Koch: Musikalisches Lexikon

Einfalt

<516> oder Einfachheit bezeichnet in den Werken der schönen Künste die Erreichung ihres Endzweckes durch die einfachsten und natürlichsten Mittel, und durch die faßlichste Anordnung und Verbindung derselben. Wenn man daher einem Tonstücke den Charakter der Einfalt und Einfachheit als eine ästhetische Vollkommenheit zueignet, so verstehet man darunter, daß das Genie des Tonsetzers den Ausdruck der vorhandenen Empfindung in so treffenden und faßlichen Zügen entworfen habe, daß sein Kunstwerk weder einer Anhäufung vieler Ausdrucksmittel, noch der Anwendung eines bloß zufälligen Schmuckes bedurfte. In Rücksicht auf den Vortrag einer Solostimme bestehet das schöne Einfache in der Geschicklichkeit des Ausführers, die Tonfolge der vorzutragenden Melodie dem Ausdrucke so genau anzuschmiegen, und die Töne nach der Natur der vorhandenen Empfindung so passend zu modificiren, daß der Ausdruck ohne Anwendung vieler Spielmanieren und zufälliger Verschönerungen der Melodie vollkommen erreicht wird.

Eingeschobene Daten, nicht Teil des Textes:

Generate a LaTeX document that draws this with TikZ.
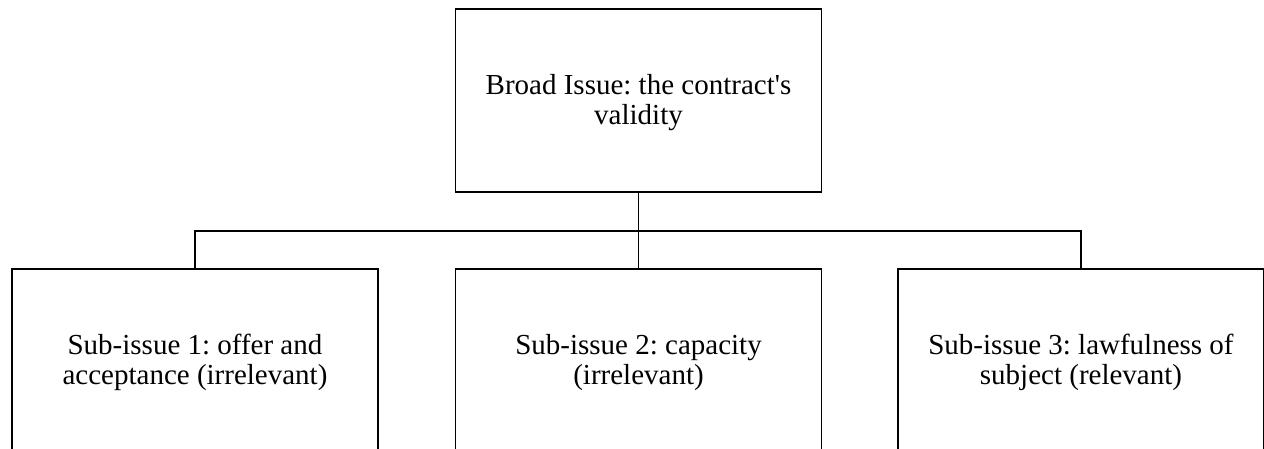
\documentclass[tikz,border=0pt]{standalone}
\usepackage{fontspec}
\setmainfont{Liberation Serif}
\usepackage{tikz}
\newcommand{\issuefont}{\fontsize{29}{29.5}\selectfont\frenchspacing\hyphenpenalty10000 }

\begin{document}
\begin{tikzpicture}[x=1pt, y=-1pt, line width=1.9pt,
  issuebox/.style={draw, minimum width=366pt, minimum height=183pt,
    text width=345pt, align=flush center, inner sep=0pt, font=\issuefont,
    execute at begin node={\rule{0pt}{24pt}}}]
  \def\ry{360.5} % row of the sub-issues
  \clip (0,0) rectangle (1264,449);
  % broad issue
  \node[issuebox] (broad) at (638.5,100.5) {Broad Issue: the contract\textquotesingle s validity};
  \coordinate (bus) at (638.5,231);
  \draw (broad.south) -- (bus);
  % sub-issues
  \foreach \i/\xx/\txt in {
    1/195/{Sub-issue 1: offer and acceptance (irrelevant)},
    2/638.5/{Sub-issue 2: capacity (irrelevant)},
    3/1081/{Sub-issue 3: lawfulness of subject (relevant)}}
  {
    \node[issuebox] (sub\i) at (\xx,\ry) {\txt};
    \draw (bus) -| (sub\i.north);
  }
\end{tikzpicture}
\end{document}
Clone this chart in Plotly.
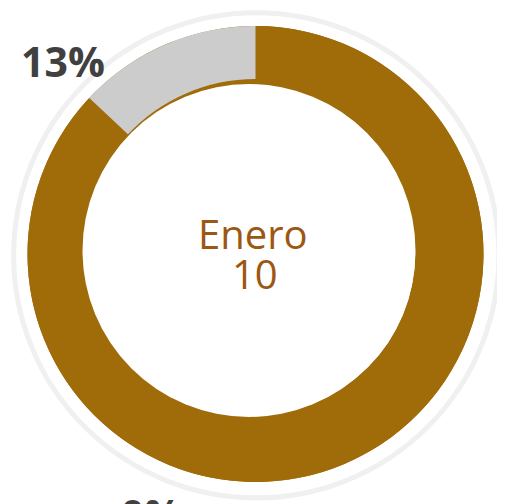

Der Virtuos, der z.B. eine Tonfolge, die man gewöhnlich mit einem Triller verziert, so zu modificiren weiß, daß sie den feinen Geschmack auch ohne Triller befriedigt, <517> dem eignet man Einfachheit des Vortrages als eine ästhetische Schönheit zu.

Weil sich das Einfache eines Tonstückes, oder des Vortrages desselben insbesondere durch einen vorzüglichen Grad des Treffenden der gewählten Mittel auszeichnet, und also schon an sich selbst Vollkommenheiten und ästhetischen Werth besitzt, und aller zufälligen Schönheiten entbehren kann, so bestehet die ästhetische Einfalt nicht sowohl in einem gewissen sparsamen Gebrauch besonderer Schönheiten, sondern gleichsam in einer gewissen Verachtung alles zufälligen Schmuckes, der nicht unmittelbar zum Zwecke nothwendig ist. Hieraus siehet man von selbst, daß Präcision eine wesentliche Eigenschaft der ästhetischen Einfalt seyn müsse.